Vient ensuite Asmitā. C’est la tendance à surmonter notre ego. Ici, le « Je » devient trop important, il s’impose aux autres, il devient donc une entrave sur notre chemin car on s’isole du reste du monde et on ne peut plus avancer. A l’origine, le « Je » nous indique et nous rappelle que nous sommes relié en permanence à la totalité, à ce qui nous entoure. Nous ne nous sommes pas fait tout seul et nous sommes indéniablement relié aux autres. C’est le cas par exemple de quelqu’un qui s’attribue seul les mérites d’un travail collectif.

La troisième souffrance nommée Ragā correspond à la passion, la flamme du désir qui cause la dépendance au plaisir. C’est l’attachement. Nous sommes attachés à quelque chose, à quelqu’un, qui nous empêche de quitter notre zone de confort pour explorer un territoire plus inconnu qui va nous faire évoluer. La dépendance en excès à la nourriture, c’est un exemple d’attachement. Elle peut entraîner prise de poids et occasionner des problèmes de santé.

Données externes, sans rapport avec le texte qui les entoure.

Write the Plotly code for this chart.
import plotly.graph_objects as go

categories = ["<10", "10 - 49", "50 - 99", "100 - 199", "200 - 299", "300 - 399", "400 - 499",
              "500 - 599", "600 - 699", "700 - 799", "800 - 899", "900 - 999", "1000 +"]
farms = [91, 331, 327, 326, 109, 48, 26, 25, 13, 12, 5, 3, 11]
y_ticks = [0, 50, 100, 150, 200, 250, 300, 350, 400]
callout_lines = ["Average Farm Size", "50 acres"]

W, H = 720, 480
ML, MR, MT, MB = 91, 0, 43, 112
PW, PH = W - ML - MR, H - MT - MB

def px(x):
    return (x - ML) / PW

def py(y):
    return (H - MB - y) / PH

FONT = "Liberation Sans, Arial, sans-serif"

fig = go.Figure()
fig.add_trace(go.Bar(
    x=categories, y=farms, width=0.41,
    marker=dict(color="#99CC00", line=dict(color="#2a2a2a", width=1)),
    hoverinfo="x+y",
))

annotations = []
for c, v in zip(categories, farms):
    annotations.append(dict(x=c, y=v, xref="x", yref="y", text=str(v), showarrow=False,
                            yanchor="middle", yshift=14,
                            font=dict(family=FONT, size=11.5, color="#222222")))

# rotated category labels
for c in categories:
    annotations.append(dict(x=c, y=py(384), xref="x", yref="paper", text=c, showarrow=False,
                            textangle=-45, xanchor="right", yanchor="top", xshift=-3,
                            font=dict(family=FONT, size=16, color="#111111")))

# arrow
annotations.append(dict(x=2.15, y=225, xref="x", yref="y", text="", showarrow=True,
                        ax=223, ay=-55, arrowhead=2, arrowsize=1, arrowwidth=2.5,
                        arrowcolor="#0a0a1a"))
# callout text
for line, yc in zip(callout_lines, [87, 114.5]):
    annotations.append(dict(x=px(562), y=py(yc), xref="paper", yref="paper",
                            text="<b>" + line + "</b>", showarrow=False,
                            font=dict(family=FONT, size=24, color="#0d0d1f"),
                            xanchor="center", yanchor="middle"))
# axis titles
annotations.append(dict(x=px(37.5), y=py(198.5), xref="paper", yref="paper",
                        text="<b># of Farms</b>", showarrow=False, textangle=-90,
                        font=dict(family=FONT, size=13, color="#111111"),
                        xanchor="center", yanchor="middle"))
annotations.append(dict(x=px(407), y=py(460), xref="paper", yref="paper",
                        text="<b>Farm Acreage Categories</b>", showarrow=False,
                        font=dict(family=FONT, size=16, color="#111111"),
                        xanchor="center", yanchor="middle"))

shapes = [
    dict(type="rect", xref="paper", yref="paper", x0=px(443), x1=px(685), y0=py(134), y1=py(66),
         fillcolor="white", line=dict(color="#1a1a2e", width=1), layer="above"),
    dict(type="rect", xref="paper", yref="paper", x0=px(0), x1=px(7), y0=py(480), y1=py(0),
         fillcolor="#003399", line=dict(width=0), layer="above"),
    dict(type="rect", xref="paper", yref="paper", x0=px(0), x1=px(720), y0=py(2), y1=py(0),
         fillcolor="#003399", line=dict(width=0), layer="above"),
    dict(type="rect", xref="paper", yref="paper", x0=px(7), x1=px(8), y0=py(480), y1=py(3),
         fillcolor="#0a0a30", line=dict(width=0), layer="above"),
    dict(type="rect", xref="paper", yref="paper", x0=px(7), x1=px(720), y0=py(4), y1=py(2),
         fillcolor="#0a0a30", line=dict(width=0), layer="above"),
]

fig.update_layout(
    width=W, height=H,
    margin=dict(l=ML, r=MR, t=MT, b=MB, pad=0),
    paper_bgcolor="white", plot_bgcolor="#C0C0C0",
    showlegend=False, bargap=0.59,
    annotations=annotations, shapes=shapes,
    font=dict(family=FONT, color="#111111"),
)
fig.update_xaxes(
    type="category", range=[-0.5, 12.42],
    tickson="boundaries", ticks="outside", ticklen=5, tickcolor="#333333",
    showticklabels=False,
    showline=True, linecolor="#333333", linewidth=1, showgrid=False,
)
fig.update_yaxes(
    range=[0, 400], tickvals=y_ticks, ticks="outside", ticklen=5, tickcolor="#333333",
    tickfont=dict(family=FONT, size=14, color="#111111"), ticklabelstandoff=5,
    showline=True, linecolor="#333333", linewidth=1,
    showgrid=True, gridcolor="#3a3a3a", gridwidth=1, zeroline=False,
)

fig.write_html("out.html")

Egalement, si une personne est excessivement attachée à quelqu’un, elle sera poussée à faire le maximum pour lui afin qu’il reste au plus près d’elle. Et dans ce cas, cette personne n’est plus sur son chemin, elle stagne car elle dirige toute son énergie vers autre chose.

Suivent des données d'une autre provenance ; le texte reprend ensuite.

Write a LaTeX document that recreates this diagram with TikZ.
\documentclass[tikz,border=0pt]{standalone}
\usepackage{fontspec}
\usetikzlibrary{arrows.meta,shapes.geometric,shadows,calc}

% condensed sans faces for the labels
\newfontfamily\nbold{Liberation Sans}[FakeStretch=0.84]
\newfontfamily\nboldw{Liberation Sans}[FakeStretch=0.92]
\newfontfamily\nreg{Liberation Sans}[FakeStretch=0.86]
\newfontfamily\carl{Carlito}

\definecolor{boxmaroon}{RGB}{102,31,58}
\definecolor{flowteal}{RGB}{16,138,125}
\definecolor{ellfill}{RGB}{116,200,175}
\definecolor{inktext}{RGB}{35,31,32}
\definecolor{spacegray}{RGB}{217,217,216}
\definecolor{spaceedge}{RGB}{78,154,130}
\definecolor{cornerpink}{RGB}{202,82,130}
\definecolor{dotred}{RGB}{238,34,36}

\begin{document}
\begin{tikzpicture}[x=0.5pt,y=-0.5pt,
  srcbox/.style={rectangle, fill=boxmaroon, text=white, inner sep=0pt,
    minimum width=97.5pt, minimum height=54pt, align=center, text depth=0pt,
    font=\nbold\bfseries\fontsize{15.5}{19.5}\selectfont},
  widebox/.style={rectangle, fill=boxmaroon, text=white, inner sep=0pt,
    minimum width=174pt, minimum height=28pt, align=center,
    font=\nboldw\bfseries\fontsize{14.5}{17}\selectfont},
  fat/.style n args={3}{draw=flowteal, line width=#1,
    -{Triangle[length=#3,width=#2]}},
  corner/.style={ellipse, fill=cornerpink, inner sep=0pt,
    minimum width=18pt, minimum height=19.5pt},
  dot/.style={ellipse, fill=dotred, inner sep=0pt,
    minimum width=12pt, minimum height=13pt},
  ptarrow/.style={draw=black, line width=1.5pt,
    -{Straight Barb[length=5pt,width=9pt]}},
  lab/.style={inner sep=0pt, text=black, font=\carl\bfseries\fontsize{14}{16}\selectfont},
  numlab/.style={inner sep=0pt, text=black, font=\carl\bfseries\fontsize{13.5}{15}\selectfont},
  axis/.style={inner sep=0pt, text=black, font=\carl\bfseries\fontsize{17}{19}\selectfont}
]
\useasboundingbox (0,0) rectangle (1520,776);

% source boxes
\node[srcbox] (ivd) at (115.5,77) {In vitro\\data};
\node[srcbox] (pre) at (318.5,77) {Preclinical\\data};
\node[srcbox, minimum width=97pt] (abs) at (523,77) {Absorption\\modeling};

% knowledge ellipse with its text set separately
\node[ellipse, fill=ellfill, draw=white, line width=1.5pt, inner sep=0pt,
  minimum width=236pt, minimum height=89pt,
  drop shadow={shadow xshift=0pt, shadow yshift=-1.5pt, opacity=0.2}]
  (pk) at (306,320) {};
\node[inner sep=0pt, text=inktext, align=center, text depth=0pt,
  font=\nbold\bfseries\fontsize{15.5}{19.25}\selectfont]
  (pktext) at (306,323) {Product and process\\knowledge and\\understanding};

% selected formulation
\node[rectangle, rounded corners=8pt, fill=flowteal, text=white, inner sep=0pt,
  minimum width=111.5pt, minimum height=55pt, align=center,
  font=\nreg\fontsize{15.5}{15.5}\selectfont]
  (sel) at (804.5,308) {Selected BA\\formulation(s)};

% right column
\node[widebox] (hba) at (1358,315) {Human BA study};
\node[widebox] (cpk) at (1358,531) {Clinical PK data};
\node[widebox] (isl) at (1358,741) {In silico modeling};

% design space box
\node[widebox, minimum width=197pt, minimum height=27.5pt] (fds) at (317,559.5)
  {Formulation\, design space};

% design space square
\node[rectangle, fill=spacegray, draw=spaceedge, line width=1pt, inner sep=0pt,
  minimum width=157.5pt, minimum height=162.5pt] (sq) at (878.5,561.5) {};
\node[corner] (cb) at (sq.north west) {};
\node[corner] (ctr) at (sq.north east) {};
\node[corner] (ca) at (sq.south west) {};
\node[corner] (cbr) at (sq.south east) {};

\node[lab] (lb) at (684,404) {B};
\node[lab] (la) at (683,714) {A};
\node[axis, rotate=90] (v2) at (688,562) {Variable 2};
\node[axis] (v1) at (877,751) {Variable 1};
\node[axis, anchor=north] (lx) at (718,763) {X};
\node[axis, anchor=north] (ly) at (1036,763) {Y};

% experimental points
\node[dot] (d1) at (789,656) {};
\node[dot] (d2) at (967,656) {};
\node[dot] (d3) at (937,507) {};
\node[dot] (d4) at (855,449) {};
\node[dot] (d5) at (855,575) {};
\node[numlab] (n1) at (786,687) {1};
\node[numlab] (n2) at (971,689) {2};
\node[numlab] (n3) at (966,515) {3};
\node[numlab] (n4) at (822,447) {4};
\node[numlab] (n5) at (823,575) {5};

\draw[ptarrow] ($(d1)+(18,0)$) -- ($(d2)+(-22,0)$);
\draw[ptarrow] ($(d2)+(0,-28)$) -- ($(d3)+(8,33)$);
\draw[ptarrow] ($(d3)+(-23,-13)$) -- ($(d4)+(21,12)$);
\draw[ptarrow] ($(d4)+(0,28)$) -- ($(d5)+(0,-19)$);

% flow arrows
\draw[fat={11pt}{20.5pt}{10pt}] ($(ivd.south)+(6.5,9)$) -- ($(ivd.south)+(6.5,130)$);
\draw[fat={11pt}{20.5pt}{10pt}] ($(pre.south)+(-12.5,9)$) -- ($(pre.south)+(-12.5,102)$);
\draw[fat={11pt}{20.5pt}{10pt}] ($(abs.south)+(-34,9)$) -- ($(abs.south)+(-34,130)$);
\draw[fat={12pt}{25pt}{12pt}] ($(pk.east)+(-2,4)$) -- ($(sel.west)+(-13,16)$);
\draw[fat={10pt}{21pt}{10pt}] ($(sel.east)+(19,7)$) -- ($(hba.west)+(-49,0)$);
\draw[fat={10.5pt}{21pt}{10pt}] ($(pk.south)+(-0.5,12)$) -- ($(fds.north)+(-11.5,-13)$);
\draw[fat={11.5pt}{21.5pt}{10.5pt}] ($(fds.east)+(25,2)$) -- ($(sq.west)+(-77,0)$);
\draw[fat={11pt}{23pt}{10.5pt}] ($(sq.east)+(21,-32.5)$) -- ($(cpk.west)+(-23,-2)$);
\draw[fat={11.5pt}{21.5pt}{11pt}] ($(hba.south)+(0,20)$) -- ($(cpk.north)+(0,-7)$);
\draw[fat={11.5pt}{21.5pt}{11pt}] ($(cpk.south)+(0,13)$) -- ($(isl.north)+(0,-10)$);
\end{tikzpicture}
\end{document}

Quand à Dvesa, elle représente la répulsion, la réaction de défense excessive. A l’état normale, cette attitude d’opposition nous protège, elle nous sauve. Cependant en excès, elle est nocive pour nous et se transforme en agression. Si on reprend l’exemple sur la nourriture, à contrario, si une personne est en rejet excessif de celle-ci, elle bascule dans l’anorexie. On le retrouve aussi chez certaines personnes qui sont sans cesse en opposition et qui agressent autrui, sans s’en rendre compte.

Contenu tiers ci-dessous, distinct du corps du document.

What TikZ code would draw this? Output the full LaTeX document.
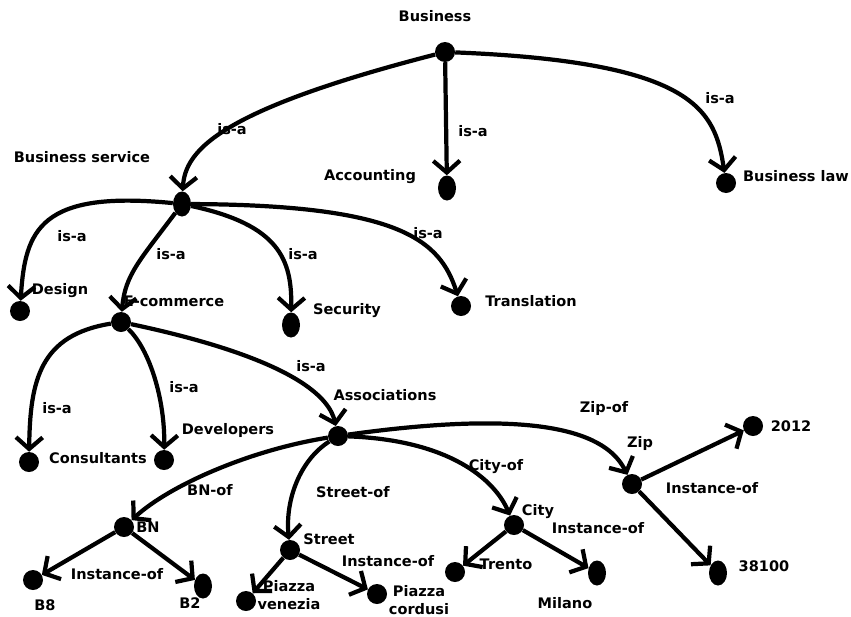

Enfin, Abhiniveśāh c’est la peur, la peur de perdre la vie qui entraine toutes les autres peurs afin de nous protéger en cas de réels dangers. En excès, les peurs interviennent lors de situations identifiées ou bien inopinément, et si nous les laissons nous envahir, avec le temps, elles occuperont toute la place dans notre vie pour enfin compléter la diriger. Les peurs nous conduisent vers différentes actions possibles. Elles peuvent nous pousser à prendre la fuite régulièrement, c’est le cas de certaines personnes qui ne parviennent pas à maintenir une relation amoureuse stable dans le temps, et qui rompt volontairement à un moment donné. Elles peuvent aussi nous figer dans nos actions, par exemple nous empêcher de pousser la porte d’un centre de yoga pour faire son premier cours !! (Sait-on jamais !!). Enfin, elles peuvent aussi nous pousser à faire semblant. Si une personne affiche clairement que tout va bien dans son travail, mais elle sait qu’au fond d’elle-même, elle n’est pas heureuse. Elle pourrait en parler à son mari, revoir ce qui ne va pas, et peut-être quitter ou changer de lieu de travail. Cependant, la peur de perdre reste plus forte et elle préfère feindre mais jusqu’à quand…

Toutes ces souffrances existent, cependant elles deviennent un barrage sur notre chemin lorsqu’elles se manifestent de manière excessives sur un objet ou une personne, en lieu et moment inappropriés.

Pour sortir de cela, il est bon de travailler sur l’élément le plus grossier : la peur. Il est nécessaire de l’identifier et de la vaincre en s’appuyant notamment sur la Confiance-Śraddhā (cf. article bulletin mensuel mai-juin 2017).
Ainsi, ceci permettra de tempérer son opposition et de sortir de l’agression.
Par la suite, en gagnant chaque jour un peu plus confiance, on commence à lâcher-prise, et à être dans le détachement de ce qui nous entoure. On se sent plus libre et léger.
Par conséquent, notre identification au « Je » sera plus juste et directement reliée aux autres. Les abus possibles envers ces derniers disparaîtront.
Enfin, cela affinera notre discernement sur nous-même, et nous permettra de prendre davantage de recul sur ce que nous pensons connaître ou pas. Nous adopterons plus aisément une attitude d’humilité face à une situation appropriée.

Nous vous souhaitons à Toutes et à Tous, l’Equipe Shanti, Karine et Amir, une période estivale expérientielle, lumineuse et festive.